On January 29, 2020, the amendment to Article 31(3) of the Korean Commercial Code became effective, specifying what listed companies must include in its notification to shareholders when convening an annual meeting for the purpose of appointing directors and auditors (or audit committee members).
Specifically, listed companies must include in its notification the following eligibility information:
i. Whether any director or auditor (or audit committee members) candidate has been given a delinquency disposition under the National Tax Collection Act or Local Tax Act within five years from the date of general shareholders meeting;
ii. Whether any company, in which any director or auditor (or audit committee members) candidate has worked within the last five years from the date of the general shareholders meeting, applied for rehabilitation or insolvency procedures as per the Debtor Rehabilitation and Bankruptcy Act; and
iii. Any reason for disqualification to be a director or an auditor (or audit committee members), such as grounds for employment restriction, etc. (collectively, “Eligibility Information”).
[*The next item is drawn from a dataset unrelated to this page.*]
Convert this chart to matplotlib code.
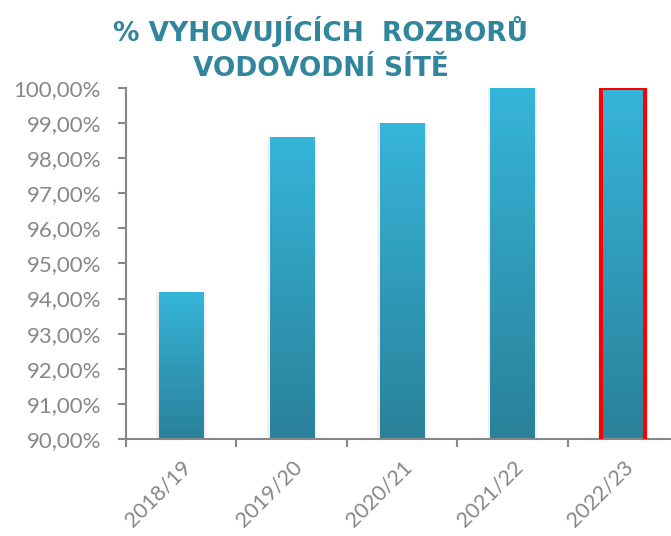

Further, the amended Commercial Code requires that the above three Eligibility Information must be stated in accordance with the below table format on the meeting agenda when notifying shareholders of the general shareholders meeting for the appointment of directors, auditors, and audit committee members.
However, depending on the specific issues of the company, determining what information is applicable to such Eligibility Information (upon notice of convening general shareholders meetings) may be difficult.
Thus, we believe it would be prudent to pay close attention to several factors, including the below:
1. If any candidate is in default, but has not been given a delinquency disposition within the last five years from the date of the general shareholders meeting;
2. If any company, in which any candidate has worked within the last five years from the date of the general shareholders meeting, has been in rehabilitation or insolvency procedures after any such candidate has retired; or
3. If any data to verify factual grounds to determine whether to disqualify any outside director, auditor or audit committee member is insufficient or legally unclear .
In above examples, if the notice merely states the disqualified candidate(s) without sufficient review or explanation, controversy may arise regarding the authenticity of such eligibility information. Further, the validity of the appointment of any such candidate(s) may be contested through litigations to revoke the relevant resolution of the general shareholders meeting.
Given the above, it is essential for listed companies to verify documentary evidence, in addition to candidates’ statement or certificate, and to confirm the authenticity of such a statement or certificate prior to stating any Eligibility Information with the notice for convening general shareholders meetings.
Also, any controversial factual grounds or legal judgment must also be stated along with the Eligibility Information to avoid any potential dispute in the future.
Through a series of amendments to relevant laws in Korea, the above requirements are part of a recent trend to strengthen the requirements for outside directors of listed companies, both in terms of qualifications and requirements for greater information about them.